▶ [Data excerpt]:
* * * * * * * * *
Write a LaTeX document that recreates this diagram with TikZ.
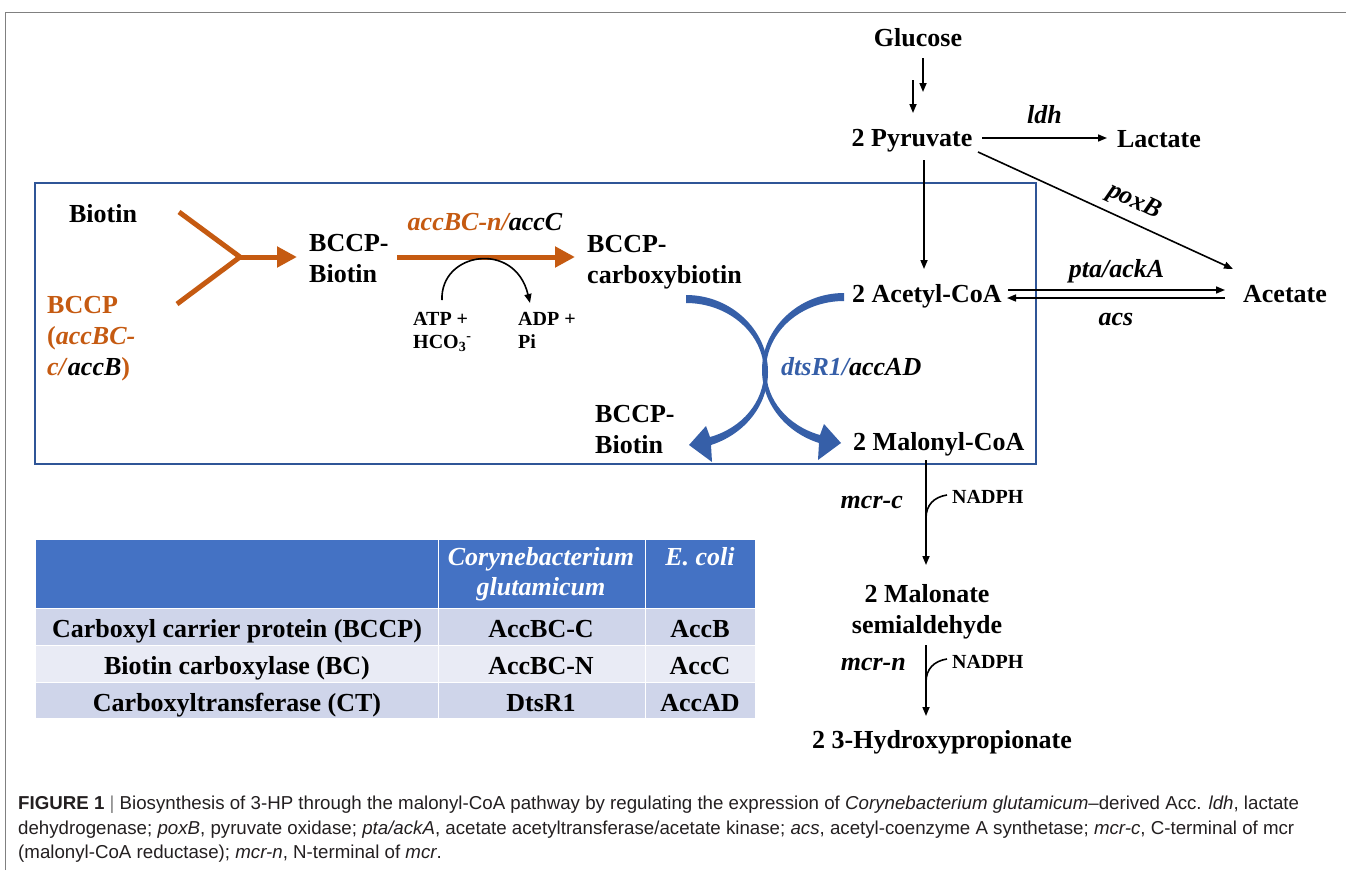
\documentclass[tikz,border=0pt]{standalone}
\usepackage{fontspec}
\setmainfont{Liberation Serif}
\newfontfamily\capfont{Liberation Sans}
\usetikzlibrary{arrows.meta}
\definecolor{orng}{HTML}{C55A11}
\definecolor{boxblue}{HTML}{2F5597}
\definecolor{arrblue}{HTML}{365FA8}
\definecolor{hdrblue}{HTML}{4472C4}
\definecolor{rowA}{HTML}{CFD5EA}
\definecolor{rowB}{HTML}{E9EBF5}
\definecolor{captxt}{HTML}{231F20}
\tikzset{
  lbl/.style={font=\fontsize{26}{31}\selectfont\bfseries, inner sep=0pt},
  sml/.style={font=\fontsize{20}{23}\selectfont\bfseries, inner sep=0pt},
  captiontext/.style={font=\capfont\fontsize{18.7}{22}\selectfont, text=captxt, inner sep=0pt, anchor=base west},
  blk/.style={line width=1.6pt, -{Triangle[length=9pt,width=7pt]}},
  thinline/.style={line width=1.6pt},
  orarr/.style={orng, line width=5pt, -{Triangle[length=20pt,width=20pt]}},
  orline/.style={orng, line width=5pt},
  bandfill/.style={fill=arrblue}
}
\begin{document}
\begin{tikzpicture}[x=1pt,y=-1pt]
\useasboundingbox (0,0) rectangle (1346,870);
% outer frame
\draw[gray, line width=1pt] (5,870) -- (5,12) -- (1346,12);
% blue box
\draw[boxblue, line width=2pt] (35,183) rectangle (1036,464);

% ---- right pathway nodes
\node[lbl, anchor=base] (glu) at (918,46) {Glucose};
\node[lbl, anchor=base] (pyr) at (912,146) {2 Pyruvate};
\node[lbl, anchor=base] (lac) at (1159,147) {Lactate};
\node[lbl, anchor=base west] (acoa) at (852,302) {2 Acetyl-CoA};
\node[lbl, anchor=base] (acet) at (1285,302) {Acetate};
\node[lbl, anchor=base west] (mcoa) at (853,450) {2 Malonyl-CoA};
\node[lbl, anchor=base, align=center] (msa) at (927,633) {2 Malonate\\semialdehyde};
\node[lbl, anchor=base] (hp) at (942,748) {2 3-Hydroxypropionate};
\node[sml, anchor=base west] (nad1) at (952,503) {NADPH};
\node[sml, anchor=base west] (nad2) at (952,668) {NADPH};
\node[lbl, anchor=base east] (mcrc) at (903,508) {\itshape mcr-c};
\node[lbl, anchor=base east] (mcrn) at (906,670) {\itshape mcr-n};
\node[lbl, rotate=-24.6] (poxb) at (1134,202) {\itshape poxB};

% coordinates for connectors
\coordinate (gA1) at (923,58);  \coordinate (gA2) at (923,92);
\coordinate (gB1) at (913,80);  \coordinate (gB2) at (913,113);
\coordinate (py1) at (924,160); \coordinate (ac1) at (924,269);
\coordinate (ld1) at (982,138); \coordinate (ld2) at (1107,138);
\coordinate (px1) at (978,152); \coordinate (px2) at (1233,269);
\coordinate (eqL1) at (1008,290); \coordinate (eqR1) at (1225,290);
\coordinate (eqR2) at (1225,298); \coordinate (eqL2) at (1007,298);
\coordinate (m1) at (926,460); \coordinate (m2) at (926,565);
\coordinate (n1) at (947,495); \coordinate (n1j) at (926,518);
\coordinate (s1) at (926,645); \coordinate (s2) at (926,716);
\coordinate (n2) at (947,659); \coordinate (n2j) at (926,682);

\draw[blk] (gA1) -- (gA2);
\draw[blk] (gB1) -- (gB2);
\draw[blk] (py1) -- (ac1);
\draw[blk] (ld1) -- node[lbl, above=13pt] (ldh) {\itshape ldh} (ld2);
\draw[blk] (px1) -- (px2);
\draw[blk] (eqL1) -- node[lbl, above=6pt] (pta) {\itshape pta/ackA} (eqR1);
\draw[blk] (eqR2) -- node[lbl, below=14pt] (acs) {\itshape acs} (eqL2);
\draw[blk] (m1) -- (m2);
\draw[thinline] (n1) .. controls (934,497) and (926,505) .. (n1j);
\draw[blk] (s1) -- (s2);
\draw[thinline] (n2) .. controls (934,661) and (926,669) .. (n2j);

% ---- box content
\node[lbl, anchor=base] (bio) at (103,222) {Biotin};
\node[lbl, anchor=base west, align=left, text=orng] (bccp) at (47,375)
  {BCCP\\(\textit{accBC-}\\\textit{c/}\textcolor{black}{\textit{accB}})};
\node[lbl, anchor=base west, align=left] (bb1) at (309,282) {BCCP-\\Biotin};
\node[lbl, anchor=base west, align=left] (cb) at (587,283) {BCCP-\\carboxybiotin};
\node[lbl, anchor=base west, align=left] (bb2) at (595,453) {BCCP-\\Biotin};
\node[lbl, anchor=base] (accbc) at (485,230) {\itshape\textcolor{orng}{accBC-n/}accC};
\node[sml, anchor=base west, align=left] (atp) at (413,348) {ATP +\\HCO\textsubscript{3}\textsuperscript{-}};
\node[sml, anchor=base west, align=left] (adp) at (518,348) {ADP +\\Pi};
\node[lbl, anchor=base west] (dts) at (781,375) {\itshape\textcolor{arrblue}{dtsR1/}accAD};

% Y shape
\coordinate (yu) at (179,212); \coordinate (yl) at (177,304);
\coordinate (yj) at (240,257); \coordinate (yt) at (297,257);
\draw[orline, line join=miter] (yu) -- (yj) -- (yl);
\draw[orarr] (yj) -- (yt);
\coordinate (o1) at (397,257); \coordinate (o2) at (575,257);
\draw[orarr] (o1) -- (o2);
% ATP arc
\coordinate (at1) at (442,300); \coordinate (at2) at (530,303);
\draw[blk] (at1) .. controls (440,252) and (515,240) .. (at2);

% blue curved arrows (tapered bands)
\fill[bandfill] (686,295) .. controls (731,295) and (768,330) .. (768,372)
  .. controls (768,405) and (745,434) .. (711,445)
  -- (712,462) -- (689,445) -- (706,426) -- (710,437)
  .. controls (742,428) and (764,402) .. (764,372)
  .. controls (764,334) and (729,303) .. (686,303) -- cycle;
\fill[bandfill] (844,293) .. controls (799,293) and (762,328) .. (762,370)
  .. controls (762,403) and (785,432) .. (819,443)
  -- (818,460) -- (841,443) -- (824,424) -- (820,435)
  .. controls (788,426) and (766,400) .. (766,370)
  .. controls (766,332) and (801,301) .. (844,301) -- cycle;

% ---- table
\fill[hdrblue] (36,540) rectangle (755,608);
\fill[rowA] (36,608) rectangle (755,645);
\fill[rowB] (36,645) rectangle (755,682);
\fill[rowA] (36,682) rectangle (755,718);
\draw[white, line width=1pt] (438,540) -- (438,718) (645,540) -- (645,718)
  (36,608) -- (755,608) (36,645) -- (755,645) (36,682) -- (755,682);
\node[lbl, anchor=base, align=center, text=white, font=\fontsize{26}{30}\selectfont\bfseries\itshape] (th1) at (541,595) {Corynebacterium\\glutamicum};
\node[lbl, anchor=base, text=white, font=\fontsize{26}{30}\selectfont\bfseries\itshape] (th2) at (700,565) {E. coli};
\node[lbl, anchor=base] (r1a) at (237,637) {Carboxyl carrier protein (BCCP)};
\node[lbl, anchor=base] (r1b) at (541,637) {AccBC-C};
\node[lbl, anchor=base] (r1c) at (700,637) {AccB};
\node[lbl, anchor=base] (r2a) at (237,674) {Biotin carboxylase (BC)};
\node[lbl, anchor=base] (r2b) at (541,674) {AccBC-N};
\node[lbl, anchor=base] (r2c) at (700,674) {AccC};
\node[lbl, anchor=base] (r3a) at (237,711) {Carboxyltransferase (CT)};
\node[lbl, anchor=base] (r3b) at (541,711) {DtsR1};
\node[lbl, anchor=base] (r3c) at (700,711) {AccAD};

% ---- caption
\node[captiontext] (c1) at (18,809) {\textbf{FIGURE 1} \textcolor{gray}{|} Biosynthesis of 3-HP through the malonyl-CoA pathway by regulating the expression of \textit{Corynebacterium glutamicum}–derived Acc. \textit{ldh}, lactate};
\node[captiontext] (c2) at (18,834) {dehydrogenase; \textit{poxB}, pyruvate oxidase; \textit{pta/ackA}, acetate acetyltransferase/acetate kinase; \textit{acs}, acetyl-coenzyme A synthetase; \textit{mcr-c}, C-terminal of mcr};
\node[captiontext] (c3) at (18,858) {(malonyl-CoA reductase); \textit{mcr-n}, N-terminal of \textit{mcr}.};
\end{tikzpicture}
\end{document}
* * * * * * * * *
▶ [Instructions to follow]: Pictures are excluded; extract exactly the lines from the start of the data through the line that holds "(35,183) rectangle (1036,464);", both ends included.

▶ [Exercise solution]:
Write a LaTeX document that recreates this diagram with TikZ.
\documentclass[tikz,border=0pt]{standalone}
\usepackage{fontspec}
\setmainfont{Liberation Serif}
\newfontfamily\capfont{Liberation Sans}
\usetikzlibrary{arrows.meta}
\definecolor{orng}{HTML}{C55A11}
\definecolor{boxblue}{HTML}{2F5597}
\definecolor{arrblue}{HTML}{365FA8}
\definecolor{hdrblue}{HTML}{4472C4}
\definecolor{rowA}{HTML}{CFD5EA}
\definecolor{rowB}{HTML}{E9EBF5}
\definecolor{captxt}{HTML}{231F20}
\tikzset{
  lbl/.style={font=\fontsize{26}{31}\selectfont\bfseries, inner sep=0pt},
  sml/.style={font=\fontsize{20}{23}\selectfont\bfseries, inner sep=0pt},
  captiontext/.style={font=\capfont\fontsize{18.7}{22}\selectfont, text=captxt, inner sep=0pt, anchor=base west},
  blk/.style={line width=1.6pt, -{Triangle[length=9pt,width=7pt]}},
  thinline/.style={line width=1.6pt},
  orarr/.style={orng, line width=5pt, -{Triangle[length=20pt,width=20pt]}},
  orline/.style={orng, line width=5pt},
  bandfill/.style={fill=arrblue}
}
\begin{document}
\begin{tikzpicture}[x=1pt,y=-1pt]
\useasboundingbox (0,0) rectangle (1346,870);
% outer frame
\draw[gray, line width=1pt] (5,870) -- (5,12) -- (1346,12);
% blue box
\draw[boxblue, line width=2pt] (35,183) rectangle (1036,464);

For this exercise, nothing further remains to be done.